Associated Press Taps Big Data to Monetize News Content


Whether for compliance reasons or simply because they didn’t know what else to do with it, enterprises have been storing large volumes of data for ages. With the advent of Big Data, those large volumes have grown to gargantuan volumes thanks to social media data, machine-generated data and unstructured content.

The promise of Big Data approaches like Hadoop and No SQL database technologies is the ability for enterprise to access, analyze and, most importantly, monetize all that data that’s just been sitting around for all those years. Media companies in particular are in a position to capitalize on Big Data to monetize years worth of unstructured content, namely news articles.

The Associated Press is one such media company. Its core business, of course, is covering and distributing daily news stories to outlets across the globe. Not surprisingly, the AP has quite a collection of news content going back decades and companies of all types are interested in getting their hands on it. To that end, the AP packages and sells its content to enterprise customers that use it to perform historical market research and develop competitive intelligence.

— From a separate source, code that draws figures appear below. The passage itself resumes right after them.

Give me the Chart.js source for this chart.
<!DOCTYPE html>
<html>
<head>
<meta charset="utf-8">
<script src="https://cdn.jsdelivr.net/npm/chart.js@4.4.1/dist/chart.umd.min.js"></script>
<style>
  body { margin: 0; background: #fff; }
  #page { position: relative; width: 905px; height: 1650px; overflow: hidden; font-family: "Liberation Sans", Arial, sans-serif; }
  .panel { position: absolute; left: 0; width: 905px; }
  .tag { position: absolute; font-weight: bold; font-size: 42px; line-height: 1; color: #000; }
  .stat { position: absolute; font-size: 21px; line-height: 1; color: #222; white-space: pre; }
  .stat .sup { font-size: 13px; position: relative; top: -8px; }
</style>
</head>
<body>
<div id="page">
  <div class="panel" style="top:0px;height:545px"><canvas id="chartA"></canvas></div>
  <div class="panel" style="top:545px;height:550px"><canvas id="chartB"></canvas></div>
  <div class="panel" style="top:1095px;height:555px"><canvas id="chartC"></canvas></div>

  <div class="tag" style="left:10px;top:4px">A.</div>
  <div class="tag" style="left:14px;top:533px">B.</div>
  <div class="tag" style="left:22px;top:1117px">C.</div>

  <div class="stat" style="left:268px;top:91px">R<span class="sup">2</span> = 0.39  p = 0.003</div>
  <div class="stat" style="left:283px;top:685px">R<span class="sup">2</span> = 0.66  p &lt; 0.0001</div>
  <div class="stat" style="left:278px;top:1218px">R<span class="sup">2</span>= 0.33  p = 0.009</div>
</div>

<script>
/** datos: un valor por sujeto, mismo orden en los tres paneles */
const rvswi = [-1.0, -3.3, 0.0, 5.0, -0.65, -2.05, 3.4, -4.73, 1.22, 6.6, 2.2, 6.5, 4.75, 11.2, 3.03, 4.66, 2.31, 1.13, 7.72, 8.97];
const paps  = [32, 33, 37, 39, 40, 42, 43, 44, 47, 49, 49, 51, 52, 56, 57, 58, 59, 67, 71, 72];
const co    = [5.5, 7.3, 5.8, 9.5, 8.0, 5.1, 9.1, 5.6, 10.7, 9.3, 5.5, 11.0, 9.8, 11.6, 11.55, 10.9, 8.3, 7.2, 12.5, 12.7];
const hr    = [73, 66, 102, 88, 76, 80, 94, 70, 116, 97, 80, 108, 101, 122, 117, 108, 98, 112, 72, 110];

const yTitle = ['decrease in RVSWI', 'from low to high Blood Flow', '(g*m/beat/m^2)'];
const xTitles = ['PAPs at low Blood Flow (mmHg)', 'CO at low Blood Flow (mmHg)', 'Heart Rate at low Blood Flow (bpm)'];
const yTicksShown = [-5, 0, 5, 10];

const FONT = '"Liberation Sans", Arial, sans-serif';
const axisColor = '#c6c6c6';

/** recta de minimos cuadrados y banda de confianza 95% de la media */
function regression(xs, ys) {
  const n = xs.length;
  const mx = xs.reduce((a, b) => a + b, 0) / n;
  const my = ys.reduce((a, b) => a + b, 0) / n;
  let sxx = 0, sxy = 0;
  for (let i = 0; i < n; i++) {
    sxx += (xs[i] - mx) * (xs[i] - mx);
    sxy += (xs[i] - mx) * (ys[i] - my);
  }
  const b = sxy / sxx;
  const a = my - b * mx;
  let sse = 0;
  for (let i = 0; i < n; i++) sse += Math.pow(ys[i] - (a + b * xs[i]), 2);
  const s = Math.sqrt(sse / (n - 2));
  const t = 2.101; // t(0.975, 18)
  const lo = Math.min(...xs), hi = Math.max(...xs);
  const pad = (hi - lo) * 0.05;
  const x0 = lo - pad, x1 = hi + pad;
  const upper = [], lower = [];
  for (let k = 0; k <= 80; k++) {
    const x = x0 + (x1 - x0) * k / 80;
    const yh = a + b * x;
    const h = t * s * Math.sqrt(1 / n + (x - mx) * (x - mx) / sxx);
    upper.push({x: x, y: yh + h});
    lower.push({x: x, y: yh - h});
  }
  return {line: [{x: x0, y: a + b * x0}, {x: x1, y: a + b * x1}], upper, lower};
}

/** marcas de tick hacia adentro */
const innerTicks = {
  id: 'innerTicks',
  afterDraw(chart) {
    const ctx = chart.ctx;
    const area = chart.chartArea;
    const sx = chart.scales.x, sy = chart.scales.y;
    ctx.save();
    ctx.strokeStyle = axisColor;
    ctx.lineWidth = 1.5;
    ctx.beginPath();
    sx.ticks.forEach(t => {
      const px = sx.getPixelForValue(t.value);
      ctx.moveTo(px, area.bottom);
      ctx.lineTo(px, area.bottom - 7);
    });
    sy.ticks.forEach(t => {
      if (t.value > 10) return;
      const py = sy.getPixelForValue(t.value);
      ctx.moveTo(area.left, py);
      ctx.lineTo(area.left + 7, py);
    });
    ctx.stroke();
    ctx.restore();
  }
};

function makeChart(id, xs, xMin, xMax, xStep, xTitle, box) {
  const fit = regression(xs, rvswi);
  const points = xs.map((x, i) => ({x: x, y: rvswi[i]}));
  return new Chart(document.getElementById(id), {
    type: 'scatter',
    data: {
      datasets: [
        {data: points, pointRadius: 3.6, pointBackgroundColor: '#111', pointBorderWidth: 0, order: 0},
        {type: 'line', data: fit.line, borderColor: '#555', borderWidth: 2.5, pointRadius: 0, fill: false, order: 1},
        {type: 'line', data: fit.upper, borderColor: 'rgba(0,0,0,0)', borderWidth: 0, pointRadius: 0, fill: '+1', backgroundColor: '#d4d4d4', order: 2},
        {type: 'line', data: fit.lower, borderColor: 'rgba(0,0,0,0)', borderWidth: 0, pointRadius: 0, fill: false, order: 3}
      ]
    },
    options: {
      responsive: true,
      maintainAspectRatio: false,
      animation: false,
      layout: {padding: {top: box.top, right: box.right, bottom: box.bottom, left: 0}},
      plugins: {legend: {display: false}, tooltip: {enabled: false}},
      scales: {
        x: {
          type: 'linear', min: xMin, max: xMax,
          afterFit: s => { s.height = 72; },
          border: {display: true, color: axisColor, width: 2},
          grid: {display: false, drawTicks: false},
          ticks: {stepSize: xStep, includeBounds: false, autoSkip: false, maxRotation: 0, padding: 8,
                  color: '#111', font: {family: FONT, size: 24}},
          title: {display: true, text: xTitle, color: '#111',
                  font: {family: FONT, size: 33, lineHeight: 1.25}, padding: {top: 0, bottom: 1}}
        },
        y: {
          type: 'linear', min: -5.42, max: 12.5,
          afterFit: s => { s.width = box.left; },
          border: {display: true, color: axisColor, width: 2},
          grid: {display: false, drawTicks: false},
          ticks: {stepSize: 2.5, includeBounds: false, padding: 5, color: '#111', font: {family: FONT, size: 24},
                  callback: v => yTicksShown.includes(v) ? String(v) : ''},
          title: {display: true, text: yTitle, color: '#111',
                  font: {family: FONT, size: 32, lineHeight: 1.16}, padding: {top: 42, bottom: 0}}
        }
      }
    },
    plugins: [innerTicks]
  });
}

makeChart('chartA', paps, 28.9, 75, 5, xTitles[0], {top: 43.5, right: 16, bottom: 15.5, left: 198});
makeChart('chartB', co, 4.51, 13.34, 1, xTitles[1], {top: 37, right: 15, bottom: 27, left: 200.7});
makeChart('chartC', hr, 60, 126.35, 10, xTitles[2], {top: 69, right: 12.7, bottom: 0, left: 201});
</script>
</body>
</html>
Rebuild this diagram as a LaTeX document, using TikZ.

Until recently, the AP stored all its content in a traditional relational database, but searching for unstructured content force fed into a relational database proved ineffective, to say the least. The company recently ditched the relational approach for a document-oriented database from MarkLogic. MarkLogic Server uses a schema-less document-oriented data model on top of a shared-nothing, scale-out cluster architecture.

While not new (the company has been around since 2003), MarkLogic shares a number of characteristic with the new breed of NoSQL databases, whose raison d’etre is to efficiently store and provide access to multi-structured data. Not all NoSQL databases are designed for the same purpose, however, with MarkLogic’s specialty being storing and providing search and discovery capabilities against large volumes of documents. In other words, its tailor-made for media companies looking to monetize their news content.

The AP has built a content analysis application on top of MarkLogic that runs complex Boulean queries against hundreds of millions of news articles going back to the 1970s. This allows the AP to quickly pull together targeted content for its enterprise customers. The company is looking to add real-time capabilities to update the application when new, relevant stories are filed, according to David Gorbet, Vice President of Product Strategy at MarkLogic.


The AP’s use of Big Data to monetize existing assets illustrates an important use of Big Data. While not their core business, packaging and selling existing content has proven a successful revenue generator for the AP. Likewise, all enterprises should consider how Big Data could enable the development of new services that leverage existing Big Data assets to drive new business.